Speaking of singles, Holland came with a “bonus” 7″EP that plays at 33 1/3 RPM. From a nasty tell all biography of the band, I learned that The Beach Boys’ contract with Warner Brothers/Reprise stated that a certain percentage of each album had to be written by Brian Wilson. As his condition worsened though, the band found themselves at odds with their leader. When the band heard Brian’s contribution Mount Vernon & Fariway (A Fairy Tale) they were aghast. It’s really hard to get through and not at all like the rest of the album. Contractually obligated to release something from Brian, and with only this to release, the band came up with this idea to include the music on a separate record. Look in any used 45 store under “Beach Boys” and you’ll find this bonus record.
Cost: $3, $396 Remaining
The Beach Boys, Surfing’ USA, Capitol T-1890, 1963
The eternal city is a great place to find a classic record from a group that was perceived as a fad.

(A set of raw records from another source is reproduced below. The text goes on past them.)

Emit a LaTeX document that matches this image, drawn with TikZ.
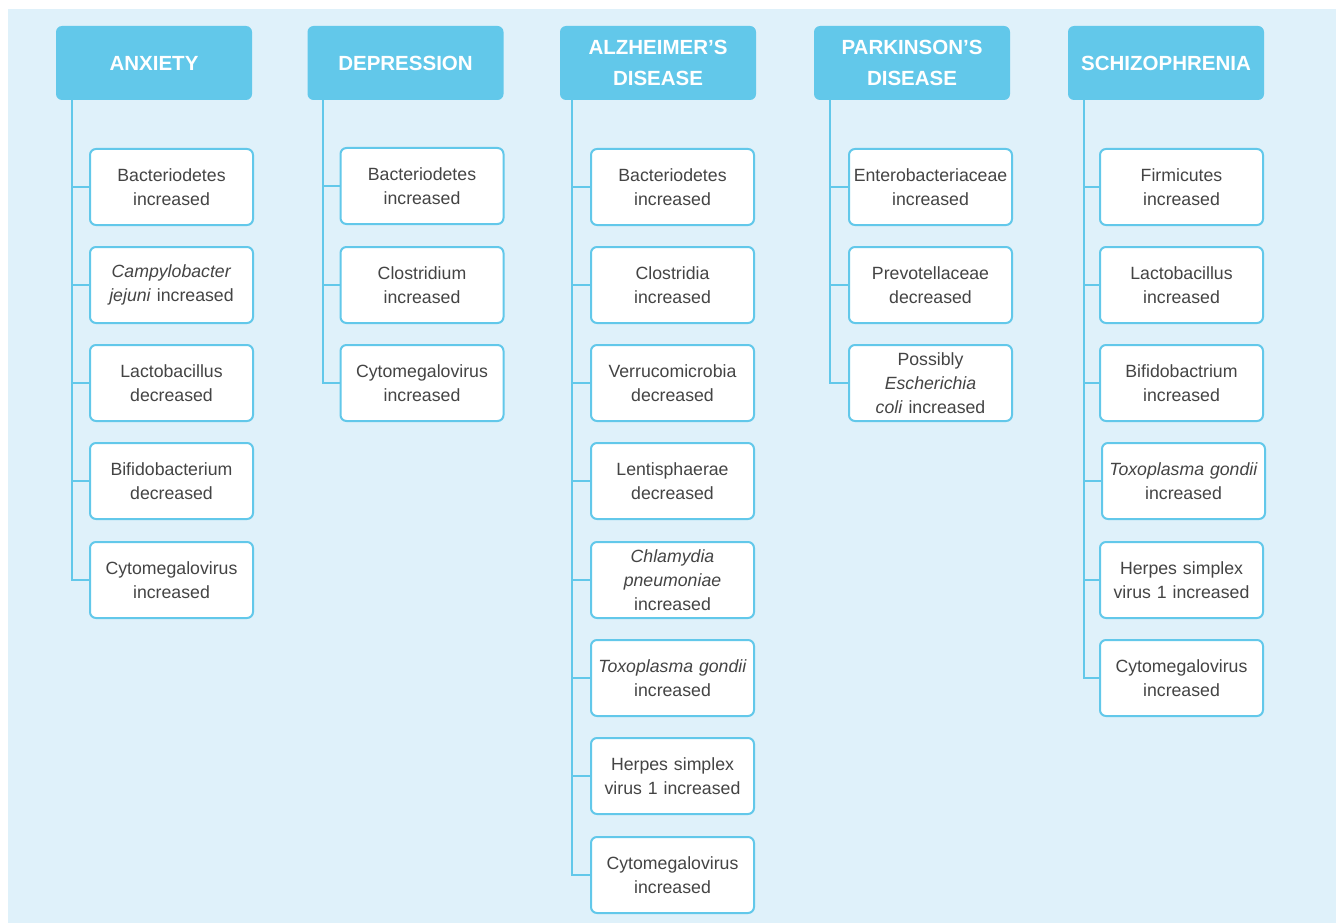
\documentclass[tikz,border=0pt]{standalone}
\usepackage{fontspec}
\setmainfont{Liberation Sans}
\definecolor{bgc}{HTML}{DFF1FA}
\definecolor{hdc}{HTML}{62C8EA}
\definecolor{bdc}{HTML}{62C8EA}
\definecolor{txc}{HTML}{444444}
\tikzset{
  hdr/.style={fill=hdc, draw=none, rounded corners=6pt, minimum width=196pt, minimum height=74pt,
    inner xsep=3pt, text width=190pt, align=center, text=white,
    font=\fontsize{20.5}{31}\selectfont\bfseries},
  itm/.style={fill=white, draw=bdc, line width=2pt, rounded corners=6pt, minimum height=76pt,
    inner xsep=1.5pt, inner ysep=0pt, text width=160pt, align=center, text=txc,
    font=\fontsize{17.7}{24}\selectfont},
  conn/.style={draw=bdc, line width=2pt}
}
\begin{document}
\begin{tikzpicture}[x=1pt,y=-1pt]
\useasboundingbox (0,0) rectangle (1336,923);
\fill[bgc] (8,9) rectangle (1336,923);

% headers
\node[hdr] (hA) at (154,63) {ANXIETY};
\node[hdr] (hD) at (405.5,63) {DEPRESSION};
\node[hdr] (hZ) at (658,63) {ALZHEIMER’S\\DISEASE};
\node[hdr] (hP) at (912,63) {PARKINSON’S\\DISEASE};
\node[hdr] (hS) at (1166,63) {SCHIZOPHRENIA};

% anxiety
\node[itm] (a1) at (171.5,187) {Bacteriodetes\\increased};
\node[itm] (a2) at (171.5,285) {\textit{Campylobacter}\\\textit{jejuni} increased};
\node[itm] (a3) at (171.5,383) {Lactobacillus\\decreased};
\node[itm] (a4) at (171.5,481) {Bifidobacterium\\decreased};
\node[itm] (a5) at (171.5,580) {Cytomegalovirus\\increased};

% depression
\node[itm] (d1) at (422,186) {Bacteriodetes\\increased};
\node[itm] (d2) at (422,285) {Clostridium\\increased};
\node[itm] (d3) at (422,383) {Cytomegalovirus\\increased};

% alzheimer
\node[itm] (z1) at (672.5,187) {Bacteriodetes\\increased};
\node[itm] (z2) at (672.5,285) {Clostridia\\increased};
\node[itm] (z3) at (672.5,383) {Verrucomicrobia\\decreased};
\node[itm] (z4) at (672.5,481) {Lentisphaerae\\decreased};
\node[itm] (z5) at (672.5,580) {\textit{Chlamydia}\\\textit{pneumoniae}\\increased};
\node[itm] (z6) at (672.5,678) {\textit{Toxoplasma gondii}\\increased};
\node[itm] (z7) at (672.5,776) {Herpes simplex\\virus 1 increased};
\node[itm] (z8) at (672.5,875) {Cytomegalovirus\\increased};

% parkinson
\node[itm] (p1) at (930.5,187) {Enterobacteriaceae\\increased};
\node[itm] (p2) at (930.5,285) {Prevotellaceae\\decreased};
\node[itm] (p3) at (930.5,383) {Possibly\\\textit{Escherichia}\\\textit{coli} increased};

% schizophrenia
\node[itm] (s1) at (1181.5,187) {Firmicutes\\increased};
\node[itm] (s2) at (1181.5,285) {Lactobacillus\\increased};
\node[itm] (s3) at (1181.5,383) {Bifidobactrium\\increased};
\node[itm] (s4) at (1183.5,481) {\textit{Toxoplasma gondii}\\increased};
\node[itm] (s5) at (1181.5,580) {Herpes simplex\\virus 1 increased};
\node[itm] (s6) at (1181.5,678) {Cytomegalovirus\\increased};

% connectors
\foreach \n in {a1,a2,a3,a4,a5} \draw[conn] ([xshift=16pt]hA.south west) |- (\n.west);
\foreach \n in {d1,d2,d3} \draw[conn] ([xshift=16pt]hD.south west) |- (\n.west);
\foreach \n in {z1,z2,z3,z4,z5,z6,z7,z8} \draw[conn] ([xshift=12pt]hZ.south west) |- (\n.west);
\foreach \n in {p1,p2,p3} \draw[conn] ([xshift=16pt]hP.south west) |- (\n.west);
\foreach \n in {s1,s2,s3,s4,s5,s6} \draw[conn] ([xshift=16pt]hS.south west) |- (\n.west);
\end{tikzpicture}
\end{document}
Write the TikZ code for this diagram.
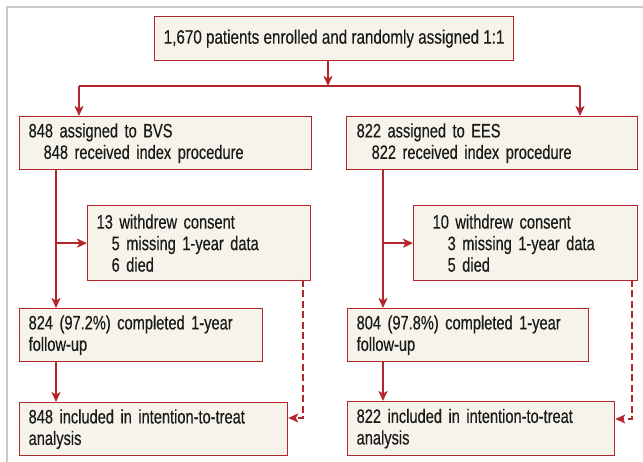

Surfing’ USA was a huge hit for The Beach Boys, the follow up album to Surfing’ Safari, but Capitol Records was treating the group as a fad who’s popularity would soon end. My evidence? The stock photo of an anonymous surfer is on the front cover, instead of a smiling picture of the happy group.
Capitol didn’t really bother too much with the back cover either, using an outtake from the Surfing’ Safari cover photo shoot, along with some random studio shots. Mainstay Al Jardine wasn’t yet prepared to leave dental school for something so foolish as recording for Capitol Records, so The Wilson brother’s neighbor, 14 year old David Marks is still in the group as rhythm guitarist.
This copy of the record, still in it’s original shrink wrap came with me on my recent tour of Europe. I was interested in seeing if there was a market for selling fairly easy to find records in places where they aren’t very easy to find. So much so that I couldn’t find a record store in Italy to offer it to. Anyway, having a near mint condition of one of my favorite group’s best early records is a good thing.